Chicago Board of Trade soybean futures for November delivery rose 0.81 percent to $8.70-3/4 per bushel by 0632 GMT after being more than 2 percent higher earlier in the day. December corn eased 0.2 percent to $3.72 per bushel and wheat for December delivery lost 0.92 percent to $5.11-1/2 per bushel. Corn and soybeans dipped to near one-year lows on Friday while wheat hit a 16-month low.
"In the short to medium term, while such uncertainty pervades markets it is unlikely that commodities and grains will be unable to escape the market's wrath," said Richard Koch, a director at private farmer consultancy ProFarmer.
Koch said if US government measures to restore financial stability were effective then soft commodities should start a long grind higher. "It may take a significant supply shock, commodity index fund re-engineering or a period of time for investors to regroup before soft commodities are able to detach from the trend in commodities generally," said Koch.

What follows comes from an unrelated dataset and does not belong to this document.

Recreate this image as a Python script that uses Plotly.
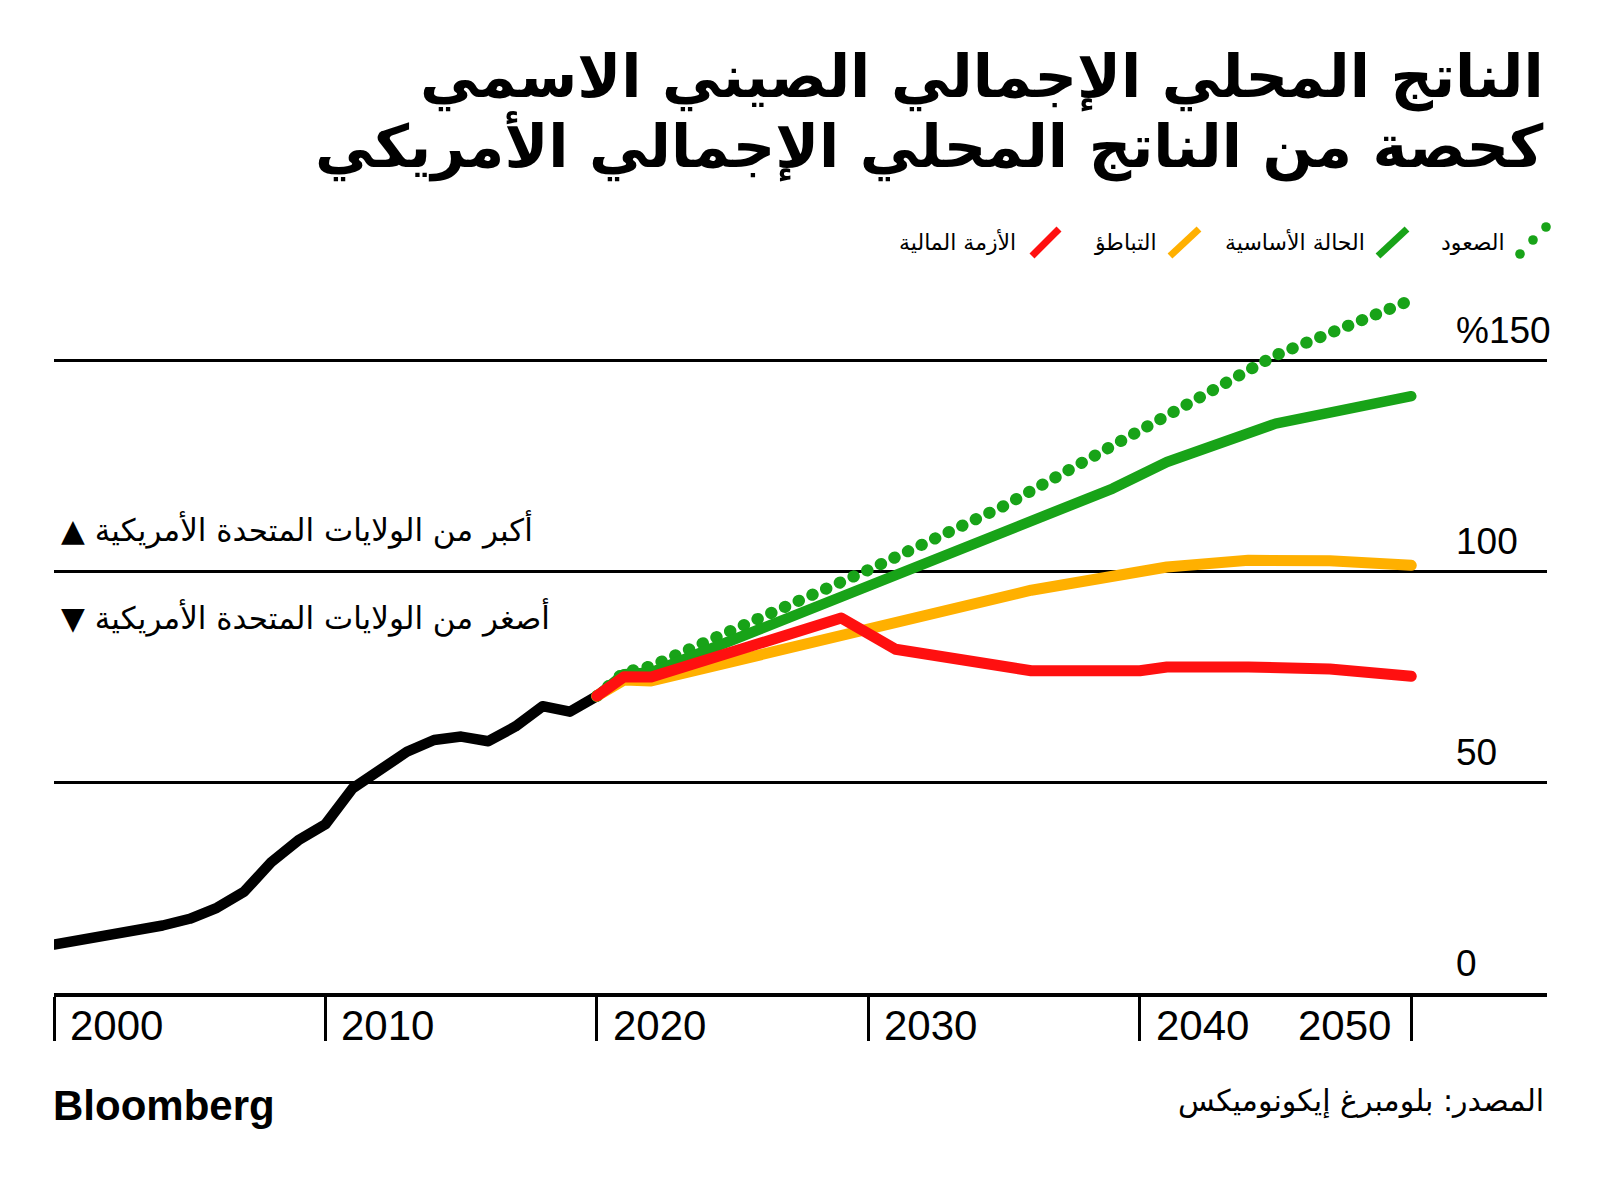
import plotly.graph_objects as go

# ---------------- data ----------------
hist_years = list(range(2000, 2021))
hist_vals = [11.5, 12.5, 13.5, 14.5, 16.0, 17.6, 20.2, 24.0, 31.0, 36.2, 40.0,
             48.5, 53.0, 57.2, 60.0, 60.8, 59.7, 63.2, 68.0, 66.7, 70.4]

rise_years = [2020, 2021, 2022, 2030, 2035, 2045, 2050]
rise_vals = [70.4, 76.0, 77.5, 100.3, 115.5, 151.2, 164.3]

base_years = [2020, 2021, 2022, 2039, 2041, 2045, 2050]
base_vals = [70.4, 75.6, 76.0, 119.6, 125.9, 135.0, 141.5]

slow_years = [2020, 2021, 2022, 2036, 2041, 2044, 2047, 2050]
slow_vals = [70.4, 74.2, 74.0, 95.5, 101.0, 102.6, 102.5, 101.4]

crisis_years = [2020, 2021, 2022, 2029, 2031, 2036, 2040, 2041, 2044, 2047, 2050]
crisis_vals = [70.4, 75.0, 74.9, 88.9, 81.5, 76.4, 76.4, 77.3, 77.3, 76.8, 75.1]

x_ticks = [2000, 2010, 2020, 2030, 2040, 2050]
x_tick_labels = ["2000", "2010", "2020", "2030", "2040", "2050"]
y_ticks = [0, 50, 100, 150]
y_tick_labels = ["0", "50", "100", "%150"]

legend_names = ["الصعود", "الحالة الأساسية", "التباطؤ", "الأزمة المالية"]

title_lines = ["الناتج المحلي الإجمالي الصيني الاسمي",
               "كحصة من الناتج المحلي الإجمالي الأمريكي"]
above_text = "▲ أكبر من الولايات المتحدة الأمريكية"
below_text = "▼ أصغر من الولايات المتحدة الأمريكية"
source_text = "المصدر: بلومبرغ إيكونوميكس"

# ---------------- styling ----------------
GREEN = "#18a318"
ORANGE = "#ffb000"
RED = "#ff1010"
BLACK = "#000000"
AR_FONT = "DejaVu Sans"
NUM_FONT = "Liberation Sans, Arial, sans-serif"

W, H = 1600, 1186
L, R, T, B = 54, 53, 276, 193
PW, PH = W - L - R, H - T - B


def px2x(px):
    return (px - L) / PW


def px2y(py):
    return (H - B - py) / PH


fig = go.Figure()
fig.add_trace(go.Scatter(x=hist_years, y=hist_vals, mode="lines",
                         line=dict(color=BLACK, width=10.5), hoverinfo="skip"))
fig.add_trace(go.Scatter(x=rise_years, y=rise_vals, mode="lines",
                         line=dict(color=GREEN, width=12, dash="0.5px,14.5px"),
                         hoverinfo="skip"))
fig.add_trace(go.Scatter(x=base_years, y=base_vals, mode="lines",
                         line=dict(color=GREEN, width=10.5), hoverinfo="skip"))
fig.add_trace(go.Scatter(x=slow_years, y=slow_vals, mode="lines",
                         line=dict(color=ORANGE, width=11), hoverinfo="skip"))
fig.add_trace(go.Scatter(x=crisis_years, y=crisis_vals, mode="lines",
                         line=dict(color=RED, width=11), hoverinfo="skip"))

annotations = []
# y tick labels
for v, t in zip(y_ticks, y_tick_labels):
    annotations.append(dict(x=px2x(1454), xref="paper", y=v, yref="y",
                            yshift=30, xanchor="left", yanchor="middle",
                            text=t, showarrow=False,
                            font=dict(family=NUM_FONT, size=37, color=BLACK)))
# x tick labels
for v, t in zip(x_ticks, x_tick_labels):
    last = v == x_ticks[-1]
    annotations.append(dict(x=v, xref="x", y=0, yref="paper",
                            xshift=-18 if last else 14, yshift=-32,
                            xanchor="right" if last else "left", yanchor="middle",
                            text=t, showarrow=False,
                            font=dict(family=NUM_FONT, size=42, color=BLACK)))
# title
annotations.append(dict(x=px2x(1546), xref="paper", y=px2y(77), yref="paper",
                        xanchor="right", yanchor="middle", text="<b>" + title_lines[0] + "</b>",
                        showarrow=False, font=dict(family=AR_FONT, size=59, color=BLACK)))
annotations.append(dict(x=px2x(1546), xref="paper", y=px2y(147), yref="paper",
                        xanchor="right", yanchor="middle", text="<b>" + title_lines[1] + "</b>",
                        showarrow=False, font=dict(family=AR_FONT, size=59, color=BLACK)))
# above / below notes
annotations.append(dict(x=px2x(59), xref="paper", y=px2y(529), yref="paper",
                        xanchor="left", yanchor="middle", text=above_text,
                        showarrow=False, font=dict(family=AR_FONT, size=31, color=BLACK)))
annotations.append(dict(x=px2x(59), xref="paper", y=px2y(617), yref="paper",
                        xanchor="left", yanchor="middle", text=below_text,
                        showarrow=False, font=dict(family=AR_FONT, size=31, color=BLACK)))
# footer
annotations.append(dict(x=px2x(51), xref="paper", y=px2y(1105), yref="paper",
                        xanchor="left", yanchor="middle", text="<b>Bloomberg</b>",
                        showarrow=False, font=dict(family=NUM_FONT, size=42, color=BLACK)))
annotations.append(dict(x=px2x(1546), xref="paper", y=px2y(1101), yref="paper",
                        xanchor="right", yanchor="middle", text=source_text,
                        showarrow=False, font=dict(family=AR_FONT, size=30, color=BLACK)))

# legend (custom, right-to-left)
legend_text_right = [1507, 1367, 1159, 1018]
for name, xr in zip(legend_names, legend_text_right):
    annotations.append(dict(x=px2x(xr), xref="paper", y=px2y(242), yref="paper",
                            xanchor="right", yanchor="middle", text=name,
                            showarrow=False, font=dict(family=AR_FONT, size=22, color=BLACK)))

shapes = []
for (x0, x1), col in zip([(1378, 1407), (1170, 1199), (1032, 1059)], [GREEN, ORANGE, RED]):
    shapes.append(dict(type="line", xref="paper", yref="paper",
                       x0=px2x(x0), y0=px2y(256), x1=px2x(x1), y1=px2y(229),
                       line=dict(color=col, width=7)))
for cx, cy in [(1520, 254), (1533, 240), (1546, 227)]:
    r = 4.8
    shapes.append(dict(type="circle", xref="paper", yref="paper",
                       x0=px2x(cx - r), x1=px2x(cx + r), y0=px2y(cy + r), y1=px2y(cy - r),
                       fillcolor=GREEN, line=dict(width=0)))

fig.update_layout(
    width=W, height=H,
    margin=dict(l=L, r=R, t=T, b=B, autoexpand=False),
    paper_bgcolor="white", plot_bgcolor="white",
    showlegend=False,
    annotations=annotations,
    shapes=shapes,
    xaxis=dict(range=[2000, 2055], fixedrange=True, showgrid=False, zeroline=False,
               showline=True, linecolor=BLACK, linewidth=4,
               tickmode="array", tickvals=x_ticks, ticks="outside", ticklen=44,
               tickwidth=3, tickcolor=BLACK, showticklabels=False),
    yaxis=dict(range=[0, 170], fixedrange=True, showgrid=True, gridcolor=BLACK,
               gridwidth=3, zeroline=False, showline=False,
               tickmode="array", tickvals=[50, 100, 150], showticklabels=False, ticks=""),
)

post = """
(function(){
  document.body.style.margin = '0';
  document.body.style.padding = '0';
  document.documentElement.style.margin = '0';
  function fix(){
    var gd = document.getElementById('{plot_id}');
    if(!gd) return;
    gd.querySelectorAll('.scatterlayer .js-line').forEach(function(p){
      p.style.strokeLinecap = 'round';
      p.style.strokeLinejoin = 'round';
    });
  }
  fix();
  var gd = document.getElementById('{plot_id}');
  if (gd && gd.on) gd.on('plotly_afterplot', fix);
  setTimeout(fix, 30);
})();
"""

fig.write_html("out.html", post_script=post, config={"displayModeBar": False})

Toby Hassall, an analyst at Commodity Warrants Australia, said concerns that a weakening global economy would curb demand for commodities were over-riding other fundamentals in commodity markets. "If you take stock markets as a proxy for the health of the global demand picture then it would seem to suggest more weakness across the board in commodities."
November is fast approaching and not even half the US crop is out of the fields. Chicago traders expect the USDA to report in its weekly update on Monday that roughly 40 percent of US corn is harvested, versus the seasonal average of around 70 percent by late October.
A downward revision in the size of Australia's 2008/09 wheat crop to as low as 19 million tonnes by private consultancy Australian Crop Forecasters, from a previous forecast of 20 million tonnes a week ago, failed to stop wheat from easing. "A big world crop has pulled the price back from the records we saw earlier this year and if you add to that equation the deteriorating demand situation then that would point to lower prices," said Hassall
He said corn and soybean prices were under downward pressure as biofuel producers were likely to cut output as the oil price fell due to weak demand. "When crude prices slide, all of a sudden the biofuel will sell for less and demand for inputs like soy and corn will contract as result," said Hassall.
Crude oil prices eased further after a near $4 per barrel fall on Friday when global recession worries outweighed a decision by Opec at an emergency meeting to cut production by 1.5 million barrels per day. NYMEX light crude for December delivery was down 1.04 percent at $63.88 a barrel.